-- Start MATERIAL FOR THIS EXERCISE --
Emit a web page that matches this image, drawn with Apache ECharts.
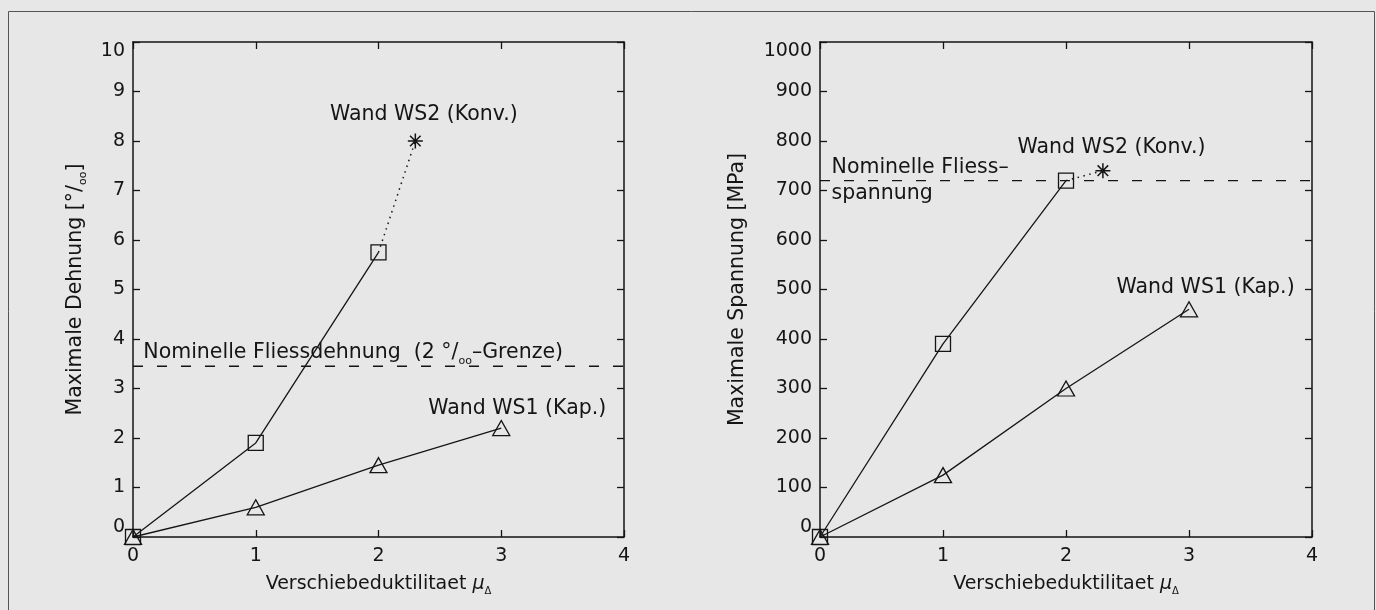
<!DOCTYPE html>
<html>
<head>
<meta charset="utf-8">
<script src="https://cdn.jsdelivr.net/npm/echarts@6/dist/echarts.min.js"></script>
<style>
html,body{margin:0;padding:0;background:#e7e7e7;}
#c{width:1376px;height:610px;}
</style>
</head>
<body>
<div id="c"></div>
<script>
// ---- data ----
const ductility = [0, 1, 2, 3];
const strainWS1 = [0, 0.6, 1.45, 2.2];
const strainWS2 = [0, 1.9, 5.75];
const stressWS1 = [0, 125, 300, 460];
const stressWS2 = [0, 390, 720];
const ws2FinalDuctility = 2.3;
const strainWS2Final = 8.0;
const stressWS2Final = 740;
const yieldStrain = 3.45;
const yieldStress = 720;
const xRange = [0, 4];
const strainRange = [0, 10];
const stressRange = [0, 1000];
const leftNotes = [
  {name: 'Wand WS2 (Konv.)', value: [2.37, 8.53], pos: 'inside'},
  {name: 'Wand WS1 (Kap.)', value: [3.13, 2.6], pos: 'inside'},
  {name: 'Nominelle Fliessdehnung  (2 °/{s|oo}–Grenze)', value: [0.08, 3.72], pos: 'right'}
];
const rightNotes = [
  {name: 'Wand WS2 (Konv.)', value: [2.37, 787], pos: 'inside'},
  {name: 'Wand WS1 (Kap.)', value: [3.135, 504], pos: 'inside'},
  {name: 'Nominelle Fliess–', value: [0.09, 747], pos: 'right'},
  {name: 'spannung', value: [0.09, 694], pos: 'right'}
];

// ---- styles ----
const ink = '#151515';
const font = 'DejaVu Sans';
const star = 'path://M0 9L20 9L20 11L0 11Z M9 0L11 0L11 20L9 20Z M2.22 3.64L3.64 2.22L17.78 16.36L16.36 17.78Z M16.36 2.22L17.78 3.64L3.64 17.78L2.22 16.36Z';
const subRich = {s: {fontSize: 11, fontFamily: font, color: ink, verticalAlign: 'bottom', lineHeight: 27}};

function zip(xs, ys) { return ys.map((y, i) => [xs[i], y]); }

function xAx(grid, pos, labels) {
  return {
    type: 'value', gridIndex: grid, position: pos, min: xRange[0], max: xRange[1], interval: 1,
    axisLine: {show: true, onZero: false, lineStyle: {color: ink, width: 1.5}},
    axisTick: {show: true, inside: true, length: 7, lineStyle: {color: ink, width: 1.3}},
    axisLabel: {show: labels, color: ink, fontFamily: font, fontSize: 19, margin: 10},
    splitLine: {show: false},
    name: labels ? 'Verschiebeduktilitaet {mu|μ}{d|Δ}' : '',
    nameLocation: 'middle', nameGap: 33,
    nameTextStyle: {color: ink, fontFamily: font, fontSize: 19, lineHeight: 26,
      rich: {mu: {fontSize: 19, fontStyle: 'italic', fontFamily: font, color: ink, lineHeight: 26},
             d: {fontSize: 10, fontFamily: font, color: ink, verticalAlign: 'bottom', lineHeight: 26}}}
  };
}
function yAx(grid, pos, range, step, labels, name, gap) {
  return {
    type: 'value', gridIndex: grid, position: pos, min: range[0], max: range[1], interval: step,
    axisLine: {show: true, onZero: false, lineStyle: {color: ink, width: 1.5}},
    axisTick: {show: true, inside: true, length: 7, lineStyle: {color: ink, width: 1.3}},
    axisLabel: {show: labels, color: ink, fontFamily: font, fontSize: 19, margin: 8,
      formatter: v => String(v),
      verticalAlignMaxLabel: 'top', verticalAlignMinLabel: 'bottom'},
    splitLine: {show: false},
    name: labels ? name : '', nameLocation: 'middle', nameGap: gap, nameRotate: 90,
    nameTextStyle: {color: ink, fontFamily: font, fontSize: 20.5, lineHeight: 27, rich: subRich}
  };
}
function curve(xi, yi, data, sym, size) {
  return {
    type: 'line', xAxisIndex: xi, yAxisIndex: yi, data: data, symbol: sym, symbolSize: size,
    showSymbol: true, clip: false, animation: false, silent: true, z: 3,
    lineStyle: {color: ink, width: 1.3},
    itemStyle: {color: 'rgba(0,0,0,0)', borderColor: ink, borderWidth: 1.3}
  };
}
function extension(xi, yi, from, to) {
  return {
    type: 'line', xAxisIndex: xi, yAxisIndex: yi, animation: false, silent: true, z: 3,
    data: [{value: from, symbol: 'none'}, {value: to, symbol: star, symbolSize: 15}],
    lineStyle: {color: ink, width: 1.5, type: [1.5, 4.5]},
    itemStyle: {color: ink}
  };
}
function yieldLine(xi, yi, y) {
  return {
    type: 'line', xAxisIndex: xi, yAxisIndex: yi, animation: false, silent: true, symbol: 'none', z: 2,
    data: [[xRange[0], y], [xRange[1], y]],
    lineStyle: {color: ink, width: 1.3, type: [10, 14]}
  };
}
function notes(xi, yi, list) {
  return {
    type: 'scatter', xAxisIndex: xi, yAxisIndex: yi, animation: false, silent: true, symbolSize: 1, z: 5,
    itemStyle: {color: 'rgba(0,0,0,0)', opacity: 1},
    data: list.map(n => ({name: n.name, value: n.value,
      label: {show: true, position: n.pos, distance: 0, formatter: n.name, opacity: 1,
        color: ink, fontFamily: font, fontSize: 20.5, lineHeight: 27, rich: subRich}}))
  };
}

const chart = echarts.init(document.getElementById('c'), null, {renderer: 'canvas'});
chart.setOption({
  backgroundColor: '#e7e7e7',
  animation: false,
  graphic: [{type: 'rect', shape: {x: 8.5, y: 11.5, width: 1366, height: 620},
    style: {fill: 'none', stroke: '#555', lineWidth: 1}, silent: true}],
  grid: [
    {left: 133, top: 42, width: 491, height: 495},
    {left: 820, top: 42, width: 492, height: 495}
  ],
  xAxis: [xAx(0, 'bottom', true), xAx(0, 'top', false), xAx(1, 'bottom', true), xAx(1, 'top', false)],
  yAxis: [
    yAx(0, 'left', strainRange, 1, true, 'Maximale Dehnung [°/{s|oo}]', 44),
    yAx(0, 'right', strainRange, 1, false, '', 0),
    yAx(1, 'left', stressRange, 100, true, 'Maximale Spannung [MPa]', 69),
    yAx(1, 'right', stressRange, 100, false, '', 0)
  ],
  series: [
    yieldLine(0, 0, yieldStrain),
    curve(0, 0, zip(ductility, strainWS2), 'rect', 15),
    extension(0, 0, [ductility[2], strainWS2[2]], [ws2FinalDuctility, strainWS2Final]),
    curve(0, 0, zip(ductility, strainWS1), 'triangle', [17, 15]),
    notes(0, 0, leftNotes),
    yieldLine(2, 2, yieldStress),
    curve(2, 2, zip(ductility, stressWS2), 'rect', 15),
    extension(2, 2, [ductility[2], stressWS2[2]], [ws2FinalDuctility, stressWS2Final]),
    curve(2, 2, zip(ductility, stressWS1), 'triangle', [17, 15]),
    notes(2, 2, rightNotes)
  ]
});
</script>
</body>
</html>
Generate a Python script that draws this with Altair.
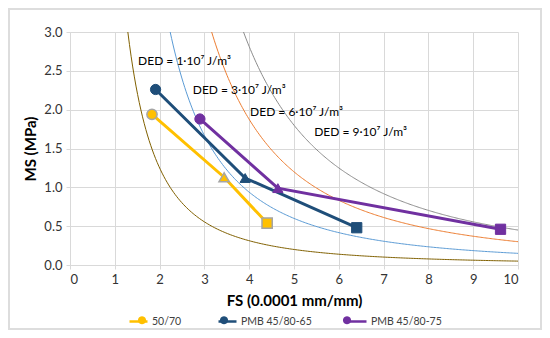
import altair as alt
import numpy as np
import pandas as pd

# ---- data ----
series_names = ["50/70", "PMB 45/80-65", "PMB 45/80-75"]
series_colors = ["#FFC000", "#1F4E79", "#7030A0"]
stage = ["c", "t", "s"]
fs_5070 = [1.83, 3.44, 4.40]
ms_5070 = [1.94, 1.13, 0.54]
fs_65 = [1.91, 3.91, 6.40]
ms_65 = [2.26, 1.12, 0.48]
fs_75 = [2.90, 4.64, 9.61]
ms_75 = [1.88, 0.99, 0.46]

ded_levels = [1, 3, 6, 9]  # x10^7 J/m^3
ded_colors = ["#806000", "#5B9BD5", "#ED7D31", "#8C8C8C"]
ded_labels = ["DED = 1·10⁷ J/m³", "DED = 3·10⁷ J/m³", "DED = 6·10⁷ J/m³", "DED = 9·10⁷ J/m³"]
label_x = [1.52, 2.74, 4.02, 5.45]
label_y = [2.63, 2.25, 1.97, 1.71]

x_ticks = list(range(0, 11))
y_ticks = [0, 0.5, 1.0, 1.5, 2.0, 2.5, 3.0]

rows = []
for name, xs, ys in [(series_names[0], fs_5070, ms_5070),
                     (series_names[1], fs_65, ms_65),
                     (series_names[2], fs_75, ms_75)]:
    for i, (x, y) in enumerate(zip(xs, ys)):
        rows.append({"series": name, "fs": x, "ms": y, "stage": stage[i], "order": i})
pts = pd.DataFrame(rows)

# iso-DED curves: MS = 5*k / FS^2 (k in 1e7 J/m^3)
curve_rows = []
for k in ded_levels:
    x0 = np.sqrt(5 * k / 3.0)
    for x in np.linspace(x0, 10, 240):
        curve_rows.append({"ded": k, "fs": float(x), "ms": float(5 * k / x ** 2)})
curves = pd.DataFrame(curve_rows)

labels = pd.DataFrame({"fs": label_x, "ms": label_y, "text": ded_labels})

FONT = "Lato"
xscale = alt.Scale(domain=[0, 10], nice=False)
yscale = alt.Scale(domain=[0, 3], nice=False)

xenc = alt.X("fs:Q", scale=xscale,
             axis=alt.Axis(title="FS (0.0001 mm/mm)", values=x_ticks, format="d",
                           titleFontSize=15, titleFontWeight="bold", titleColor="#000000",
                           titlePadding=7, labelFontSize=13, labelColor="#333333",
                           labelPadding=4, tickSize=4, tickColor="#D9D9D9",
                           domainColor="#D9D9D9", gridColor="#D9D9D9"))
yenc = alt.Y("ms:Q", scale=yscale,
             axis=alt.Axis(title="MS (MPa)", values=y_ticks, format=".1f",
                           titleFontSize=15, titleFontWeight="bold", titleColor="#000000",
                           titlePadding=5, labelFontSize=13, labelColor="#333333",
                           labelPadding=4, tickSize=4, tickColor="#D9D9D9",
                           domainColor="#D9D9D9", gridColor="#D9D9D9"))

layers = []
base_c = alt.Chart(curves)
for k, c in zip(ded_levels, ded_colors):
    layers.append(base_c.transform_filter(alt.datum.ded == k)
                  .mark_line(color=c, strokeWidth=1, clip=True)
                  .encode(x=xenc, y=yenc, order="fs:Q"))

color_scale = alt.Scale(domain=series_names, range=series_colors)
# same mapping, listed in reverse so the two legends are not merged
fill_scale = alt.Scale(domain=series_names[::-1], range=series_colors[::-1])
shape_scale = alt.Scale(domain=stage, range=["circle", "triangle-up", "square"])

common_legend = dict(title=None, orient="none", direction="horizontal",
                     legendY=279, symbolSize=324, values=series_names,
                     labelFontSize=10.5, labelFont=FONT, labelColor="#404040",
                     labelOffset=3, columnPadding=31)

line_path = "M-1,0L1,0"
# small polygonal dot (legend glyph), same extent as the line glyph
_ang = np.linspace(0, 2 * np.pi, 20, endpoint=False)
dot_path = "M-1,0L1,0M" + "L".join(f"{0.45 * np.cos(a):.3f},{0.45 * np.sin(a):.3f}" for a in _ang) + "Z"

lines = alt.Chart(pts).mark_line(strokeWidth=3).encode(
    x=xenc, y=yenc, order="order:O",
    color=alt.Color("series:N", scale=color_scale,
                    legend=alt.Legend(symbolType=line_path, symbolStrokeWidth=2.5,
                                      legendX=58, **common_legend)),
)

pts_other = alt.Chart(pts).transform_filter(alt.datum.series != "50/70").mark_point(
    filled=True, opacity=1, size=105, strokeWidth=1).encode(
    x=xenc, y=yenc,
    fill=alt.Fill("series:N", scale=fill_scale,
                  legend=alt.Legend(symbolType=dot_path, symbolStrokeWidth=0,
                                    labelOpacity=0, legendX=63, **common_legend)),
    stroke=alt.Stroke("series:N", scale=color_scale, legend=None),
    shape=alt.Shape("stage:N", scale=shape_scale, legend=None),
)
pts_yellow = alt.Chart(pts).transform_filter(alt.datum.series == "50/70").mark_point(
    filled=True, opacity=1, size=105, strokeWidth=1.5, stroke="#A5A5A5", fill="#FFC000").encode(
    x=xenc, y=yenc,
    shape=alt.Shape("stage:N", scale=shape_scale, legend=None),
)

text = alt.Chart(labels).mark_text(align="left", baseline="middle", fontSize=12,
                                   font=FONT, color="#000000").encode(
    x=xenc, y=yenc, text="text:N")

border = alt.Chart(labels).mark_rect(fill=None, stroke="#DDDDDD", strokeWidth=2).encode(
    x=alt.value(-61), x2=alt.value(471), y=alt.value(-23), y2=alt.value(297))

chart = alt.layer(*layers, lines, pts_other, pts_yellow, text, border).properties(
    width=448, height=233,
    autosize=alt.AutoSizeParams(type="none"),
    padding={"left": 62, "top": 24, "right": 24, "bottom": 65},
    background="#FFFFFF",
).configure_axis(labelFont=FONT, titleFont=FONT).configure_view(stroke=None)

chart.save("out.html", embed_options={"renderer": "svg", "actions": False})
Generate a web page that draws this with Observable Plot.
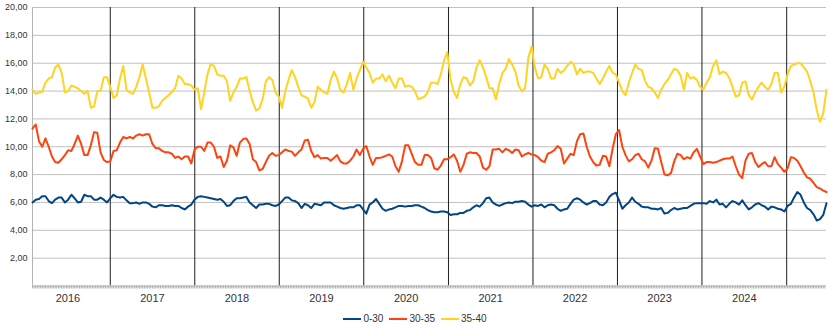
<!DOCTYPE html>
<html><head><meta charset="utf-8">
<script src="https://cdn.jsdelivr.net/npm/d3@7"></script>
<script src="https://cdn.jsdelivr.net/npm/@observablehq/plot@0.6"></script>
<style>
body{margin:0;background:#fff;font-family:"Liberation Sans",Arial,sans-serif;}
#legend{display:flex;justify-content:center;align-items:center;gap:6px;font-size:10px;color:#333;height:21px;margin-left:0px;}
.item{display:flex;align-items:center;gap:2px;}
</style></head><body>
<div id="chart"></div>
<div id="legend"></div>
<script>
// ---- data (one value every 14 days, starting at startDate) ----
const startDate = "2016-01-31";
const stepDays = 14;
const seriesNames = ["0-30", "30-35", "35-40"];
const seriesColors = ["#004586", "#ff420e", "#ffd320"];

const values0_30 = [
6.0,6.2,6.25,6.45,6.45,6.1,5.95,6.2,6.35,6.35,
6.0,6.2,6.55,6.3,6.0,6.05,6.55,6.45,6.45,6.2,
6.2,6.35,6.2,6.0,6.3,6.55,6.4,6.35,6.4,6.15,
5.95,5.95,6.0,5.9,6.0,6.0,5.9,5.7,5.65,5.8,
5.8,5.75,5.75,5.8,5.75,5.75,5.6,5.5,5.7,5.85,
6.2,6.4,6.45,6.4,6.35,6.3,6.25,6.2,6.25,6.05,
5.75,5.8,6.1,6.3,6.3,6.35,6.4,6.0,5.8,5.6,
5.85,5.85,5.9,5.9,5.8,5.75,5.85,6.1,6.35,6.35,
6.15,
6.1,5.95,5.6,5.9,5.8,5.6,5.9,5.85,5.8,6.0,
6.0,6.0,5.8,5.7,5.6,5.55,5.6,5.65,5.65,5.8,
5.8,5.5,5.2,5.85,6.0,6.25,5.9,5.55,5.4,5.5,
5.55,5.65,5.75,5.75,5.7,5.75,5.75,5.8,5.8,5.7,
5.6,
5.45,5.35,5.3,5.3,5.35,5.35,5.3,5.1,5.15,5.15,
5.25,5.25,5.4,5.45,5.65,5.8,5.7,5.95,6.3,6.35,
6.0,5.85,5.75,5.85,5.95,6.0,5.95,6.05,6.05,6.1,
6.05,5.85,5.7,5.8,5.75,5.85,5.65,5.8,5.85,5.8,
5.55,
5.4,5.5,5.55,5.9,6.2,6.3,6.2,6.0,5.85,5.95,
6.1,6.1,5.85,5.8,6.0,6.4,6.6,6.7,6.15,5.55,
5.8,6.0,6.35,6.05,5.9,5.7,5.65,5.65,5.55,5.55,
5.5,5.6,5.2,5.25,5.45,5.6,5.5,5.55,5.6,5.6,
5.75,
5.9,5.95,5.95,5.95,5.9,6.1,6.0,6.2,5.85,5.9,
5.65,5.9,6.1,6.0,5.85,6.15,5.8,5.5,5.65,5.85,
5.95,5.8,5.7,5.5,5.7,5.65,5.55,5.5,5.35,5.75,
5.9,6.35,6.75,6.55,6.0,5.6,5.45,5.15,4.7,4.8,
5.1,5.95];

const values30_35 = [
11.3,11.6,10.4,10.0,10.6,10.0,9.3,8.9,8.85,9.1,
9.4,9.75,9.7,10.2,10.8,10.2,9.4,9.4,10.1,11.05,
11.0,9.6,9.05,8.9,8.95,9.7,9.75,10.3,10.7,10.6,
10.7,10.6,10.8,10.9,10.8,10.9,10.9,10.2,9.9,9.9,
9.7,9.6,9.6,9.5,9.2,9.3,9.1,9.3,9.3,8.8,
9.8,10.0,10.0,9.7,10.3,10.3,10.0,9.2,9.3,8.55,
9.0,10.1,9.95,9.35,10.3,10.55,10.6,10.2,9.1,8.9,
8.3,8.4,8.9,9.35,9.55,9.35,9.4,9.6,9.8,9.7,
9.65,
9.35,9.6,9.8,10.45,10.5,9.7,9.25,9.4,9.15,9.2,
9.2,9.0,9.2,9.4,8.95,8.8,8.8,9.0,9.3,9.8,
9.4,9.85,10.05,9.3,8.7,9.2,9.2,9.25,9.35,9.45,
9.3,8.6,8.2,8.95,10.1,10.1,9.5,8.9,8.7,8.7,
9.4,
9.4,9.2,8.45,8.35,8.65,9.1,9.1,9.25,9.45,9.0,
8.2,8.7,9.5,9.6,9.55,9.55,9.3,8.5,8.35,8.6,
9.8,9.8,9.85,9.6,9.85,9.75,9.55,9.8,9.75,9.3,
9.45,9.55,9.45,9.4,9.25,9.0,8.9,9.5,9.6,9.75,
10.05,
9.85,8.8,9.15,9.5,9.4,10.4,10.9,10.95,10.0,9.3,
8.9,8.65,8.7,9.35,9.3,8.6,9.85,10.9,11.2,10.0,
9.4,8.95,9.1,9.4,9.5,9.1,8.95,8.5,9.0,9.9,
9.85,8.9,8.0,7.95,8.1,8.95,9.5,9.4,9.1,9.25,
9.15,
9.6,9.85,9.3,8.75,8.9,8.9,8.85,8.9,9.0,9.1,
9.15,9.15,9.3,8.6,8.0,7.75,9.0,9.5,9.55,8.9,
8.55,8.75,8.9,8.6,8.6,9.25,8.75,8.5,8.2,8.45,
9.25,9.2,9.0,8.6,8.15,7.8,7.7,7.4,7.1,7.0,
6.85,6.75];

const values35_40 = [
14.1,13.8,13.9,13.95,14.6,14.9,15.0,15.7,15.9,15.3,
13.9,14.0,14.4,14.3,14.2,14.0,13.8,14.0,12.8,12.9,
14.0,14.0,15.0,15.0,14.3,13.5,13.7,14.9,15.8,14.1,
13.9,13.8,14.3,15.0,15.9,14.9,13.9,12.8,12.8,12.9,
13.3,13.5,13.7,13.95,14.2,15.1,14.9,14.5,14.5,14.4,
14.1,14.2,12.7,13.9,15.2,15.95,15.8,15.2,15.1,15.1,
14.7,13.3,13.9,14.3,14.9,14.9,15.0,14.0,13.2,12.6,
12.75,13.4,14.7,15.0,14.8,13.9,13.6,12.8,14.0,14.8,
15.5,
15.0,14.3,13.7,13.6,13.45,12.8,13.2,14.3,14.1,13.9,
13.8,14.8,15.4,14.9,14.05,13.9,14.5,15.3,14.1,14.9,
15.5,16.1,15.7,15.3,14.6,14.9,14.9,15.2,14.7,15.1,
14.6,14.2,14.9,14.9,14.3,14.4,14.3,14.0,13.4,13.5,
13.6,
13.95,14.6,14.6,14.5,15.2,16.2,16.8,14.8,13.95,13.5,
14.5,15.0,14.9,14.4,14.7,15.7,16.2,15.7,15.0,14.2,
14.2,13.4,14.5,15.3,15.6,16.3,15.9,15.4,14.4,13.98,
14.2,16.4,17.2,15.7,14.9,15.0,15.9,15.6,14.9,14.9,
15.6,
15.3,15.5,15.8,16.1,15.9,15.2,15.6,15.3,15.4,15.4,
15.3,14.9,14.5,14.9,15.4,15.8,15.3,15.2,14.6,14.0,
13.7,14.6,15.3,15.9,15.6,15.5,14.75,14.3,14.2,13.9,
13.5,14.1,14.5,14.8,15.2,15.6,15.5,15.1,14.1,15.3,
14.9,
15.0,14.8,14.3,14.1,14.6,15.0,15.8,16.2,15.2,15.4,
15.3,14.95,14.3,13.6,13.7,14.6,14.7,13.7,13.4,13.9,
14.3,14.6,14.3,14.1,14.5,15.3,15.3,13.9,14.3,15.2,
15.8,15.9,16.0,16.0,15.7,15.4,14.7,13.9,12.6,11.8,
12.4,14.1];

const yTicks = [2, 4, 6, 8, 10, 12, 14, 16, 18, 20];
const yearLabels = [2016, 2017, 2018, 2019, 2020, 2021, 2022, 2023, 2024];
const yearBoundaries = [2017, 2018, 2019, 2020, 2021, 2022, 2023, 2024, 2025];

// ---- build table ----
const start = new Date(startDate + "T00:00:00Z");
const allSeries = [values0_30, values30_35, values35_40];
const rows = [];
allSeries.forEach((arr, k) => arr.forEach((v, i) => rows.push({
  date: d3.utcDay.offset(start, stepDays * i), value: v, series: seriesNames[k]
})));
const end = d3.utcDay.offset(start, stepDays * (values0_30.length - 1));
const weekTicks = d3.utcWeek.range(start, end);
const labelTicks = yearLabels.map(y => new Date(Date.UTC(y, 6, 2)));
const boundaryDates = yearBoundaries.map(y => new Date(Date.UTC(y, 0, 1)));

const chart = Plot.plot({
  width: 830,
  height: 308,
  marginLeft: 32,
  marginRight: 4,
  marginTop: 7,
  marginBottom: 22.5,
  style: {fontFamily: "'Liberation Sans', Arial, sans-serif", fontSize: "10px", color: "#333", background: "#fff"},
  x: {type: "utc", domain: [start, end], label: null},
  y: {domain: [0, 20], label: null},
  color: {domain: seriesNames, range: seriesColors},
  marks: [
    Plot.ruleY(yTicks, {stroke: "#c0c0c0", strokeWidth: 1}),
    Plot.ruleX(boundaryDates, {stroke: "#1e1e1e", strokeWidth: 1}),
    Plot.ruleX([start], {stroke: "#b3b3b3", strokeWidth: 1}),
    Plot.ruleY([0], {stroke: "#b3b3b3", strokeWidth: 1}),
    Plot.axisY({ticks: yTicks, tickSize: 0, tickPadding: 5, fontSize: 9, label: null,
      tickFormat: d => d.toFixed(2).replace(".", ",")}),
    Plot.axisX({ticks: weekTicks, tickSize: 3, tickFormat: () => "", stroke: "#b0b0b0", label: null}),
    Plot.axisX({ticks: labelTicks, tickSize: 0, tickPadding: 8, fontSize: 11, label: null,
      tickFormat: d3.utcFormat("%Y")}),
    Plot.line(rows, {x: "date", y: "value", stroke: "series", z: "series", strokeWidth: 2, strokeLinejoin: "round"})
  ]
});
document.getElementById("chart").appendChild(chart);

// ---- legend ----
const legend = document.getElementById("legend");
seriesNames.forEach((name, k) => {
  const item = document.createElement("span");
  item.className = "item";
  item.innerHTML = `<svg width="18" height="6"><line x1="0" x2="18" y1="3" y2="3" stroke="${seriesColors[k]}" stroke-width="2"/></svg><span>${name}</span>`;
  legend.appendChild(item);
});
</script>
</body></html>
-- End MATERIAL FOR THIS EXERCISE --
*WHAT THIS TASK INVOLVES*.
Please give again the entries word for word, starting at the first line and ending with the line that contains "function zip(xs, ys)"; include both of those lines but none of the pictures.

*WORKED SOLUTION*.
Emit a web page that matches this image, drawn with Apache ECharts.
<!DOCTYPE html>
<html>
<head>
<meta charset="utf-8">
<script src="https://cdn.jsdelivr.net/npm/echarts@6/dist/echarts.min.js"></script>
<style>
html,body{margin:0;padding:0;background:#e7e7e7;}
#c{width:1376px;height:610px;}
</style>
</head>
<body>
<div id="c"></div>
<script>
// ---- data ----
const ductility = [0, 1, 2, 3];
const strainWS1 = [0, 0.6, 1.45, 2.2];
const strainWS2 = [0, 1.9, 5.75];
const stressWS1 = [0, 125, 300, 460];
const stressWS2 = [0, 390, 720];
const ws2FinalDuctility = 2.3;
const strainWS2Final = 8.0;
const stressWS2Final = 740;
const yieldStrain = 3.45;
const yieldStress = 720;
const xRange = [0, 4];
const strainRange = [0, 10];
const stressRange = [0, 1000];
const leftNotes = [
  {name: 'Wand WS2 (Konv.)', value: [2.37, 8.53], pos: 'inside'},
  {name: 'Wand WS1 (Kap.)', value: [3.13, 2.6], pos: 'inside'},
  {name: 'Nominelle Fliessdehnung  (2 °/{s|oo}–Grenze)', value: [0.08, 3.72], pos: 'right'}
];
const rightNotes = [
  {name: 'Wand WS2 (Konv.)', value: [2.37, 787], pos: 'inside'},
  {name: 'Wand WS1 (Kap.)', value: [3.135, 504], pos: 'inside'},
  {name: 'Nominelle Fliess–', value: [0.09, 747], pos: 'right'},
  {name: 'spannung', value: [0.09, 694], pos: 'right'}
];

// ---- styles ----
const ink = '#151515';
const font = 'DejaVu Sans';
const star = 'path://M0 9L20 9L20 11L0 11Z M9 0L11 0L11 20L9 20Z M2.22 3.64L3.64 2.22L17.78 16.36L16.36 17.78Z M16.36 2.22L17.78 3.64L3.64 17.78L2.22 16.36Z';
const subRich = {s: {fontSize: 11, fontFamily: font, color: ink, verticalAlign: 'bottom', lineHeight: 27}};

function zip(xs, ys) { return ys.map((y, i) => [xs[i], y]); }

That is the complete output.